During a recent trip to Newton, Iowa, President Obama visited TPI Composites, a growing wind manufacturer that stepped in to fill the void that occured when Maytag left town. Speaking in front of giant wind blades, Obama urged an increasingly divided Congress to find common ground on a job-creating issue by passing a PTC extension before the August recess.
In a time where all politics appears to be theater, presumptive GOP nominee Mitt Romney recently set up his podium with the backdrop of Solyndra, the failed solar manufacturing company that received more than half a billion dollars in a federal loan guarantee. The company’s bankruptcy has stood as a black eye for the Obama administration’s clean energy policy, and the wind industry and advanced biofuels have certainly, if unfairly, carried some of that burden.
Now, many in the industry believe it’s unlikely the Republican-led House will support the wind industry with an August PTC extension. If anything, a deal would more likely come in the short window following the November election. Doing so then may salvage parts of 2014, but it won’t do much to dent the bleak projections for 2013. Most wind projects take 18 to 24 months, so such a late extension wouldn’t immediately translate into new orders.
But it may help convince some major international players to remain in the North American market, rather than moving on to newer, and greener markets. So far, some of the biggest wind companies, including Vestas, have said that failure to extend the PTC will force them to cut jobs to accommodate a smaller market with more limited prospects. Kansas Gov. Sam Brownback, a Republican, said that his state relies heavily on the international investment that has stepped in to tap the state’s wind resource and its solid manufacturing base. On Monday, he said that as of two months ago Siemens, which built a plant in Kansas, had yet to take an order for 2013. During a press conference in Atlanta on Monday, GE also confirmed they have yet to take an American order.
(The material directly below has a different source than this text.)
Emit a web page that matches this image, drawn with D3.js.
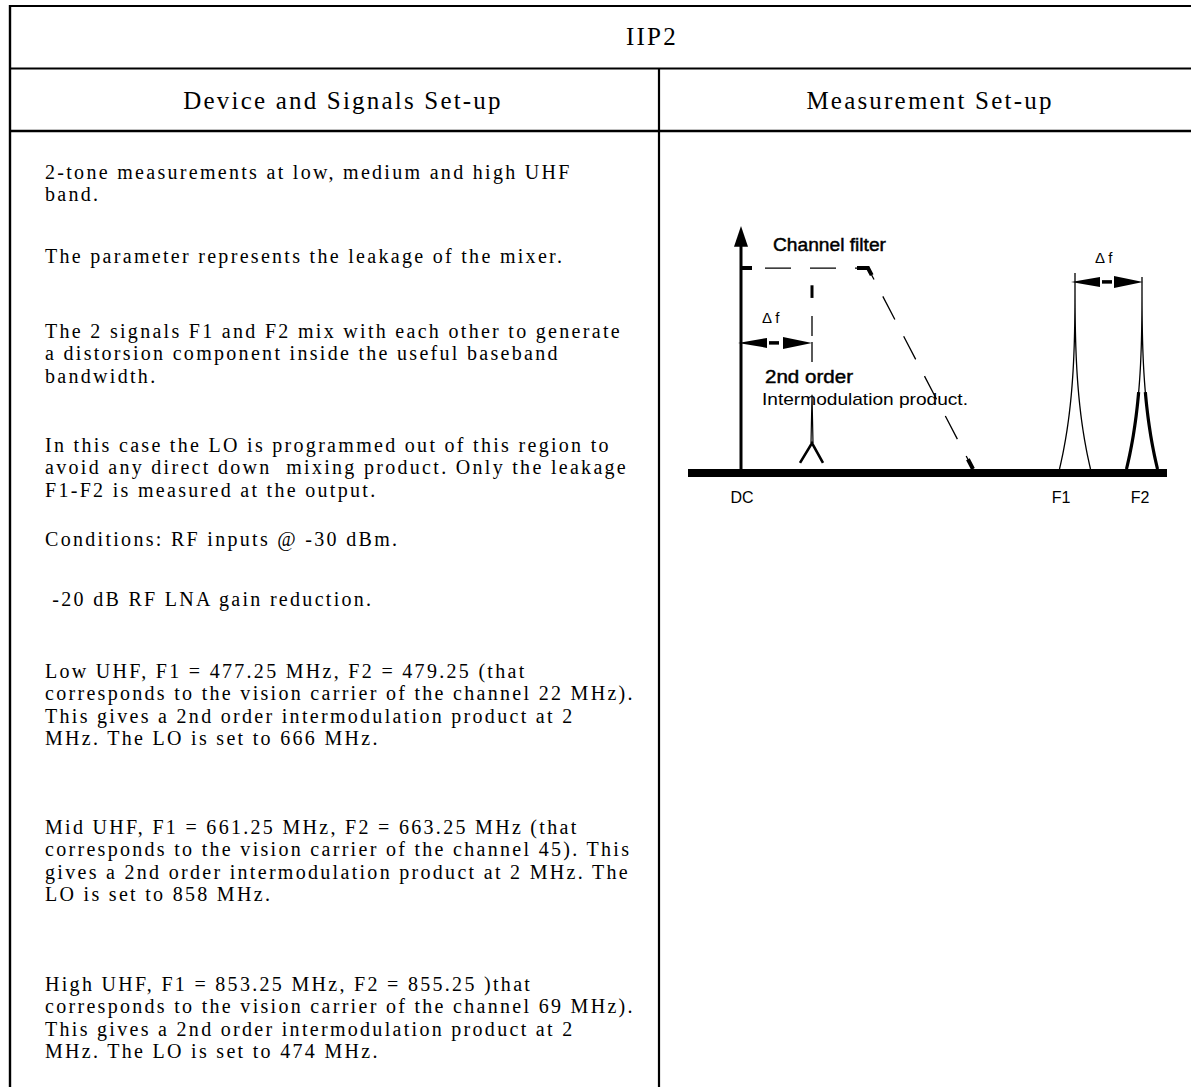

An extension could do more than keep American jobs – it could bring new companies onto American shores for both onshore and offshore markets. Sources with knowledge of the Danish wind market say that several of the nation’s developers and manufacturers are eagerly watching how the policy unfolds. With a stable policy, they will likely enter the U.S. market, but the policy would have to be longer than a one-year extension, they say.
Bruce Bailey, CEO of AWS Truepower, agrees that a longer policy is needed, and the lack of stability – as well as new markets opening up overseas – has pushed the company to diversify. Bailey said his company saw the risks inherent in the American wind policy, and it decided to move into the solar industry as well as branch out to international markets like India and Latin America.
For AWS, America remains a vital yet for now unreliable market for at least the next year. And that’s because of the PTC, which is set to expire at an unfortunate time. In the past few years, when the PTC deadline loomed, it caused just a small ripple in orders and project development.
“This time it’s different because of the economic crisis that began in 2008,” said Bailey. “There’s difficulty is getting access to equity. There’s difficulty in getting power purchase agreements, and there’s a broken policy-making process in Congress. The confidence of the wind industry is at an all-time low for a policy that will support clean energy. If and when it’s renewed, it’s going to have to be for several years for the industry to grow again. A one-year extension isn’t going to have positive impact – maybe six months of activity in 2013. I wouldn’t expect a positive impact on our business until there’s an extension past one year.”
Brownback agrees that one year does little to create the type of economic environment that attracts investment confidence. Instead, he said a four-year policy that slowly gets phased out would give the industry the stability it needs to move forward. It would also, he said, address the continued budget pressures that will continue to face the federal government for the next five years.
In all, wind energy experts agree that the PTC is worth extending even in the face of the need to cut spending. “We have to get the economy growing and this is one way that works,” he said. “The public wants to buy renewable energy, they just don’t want it to cost more.”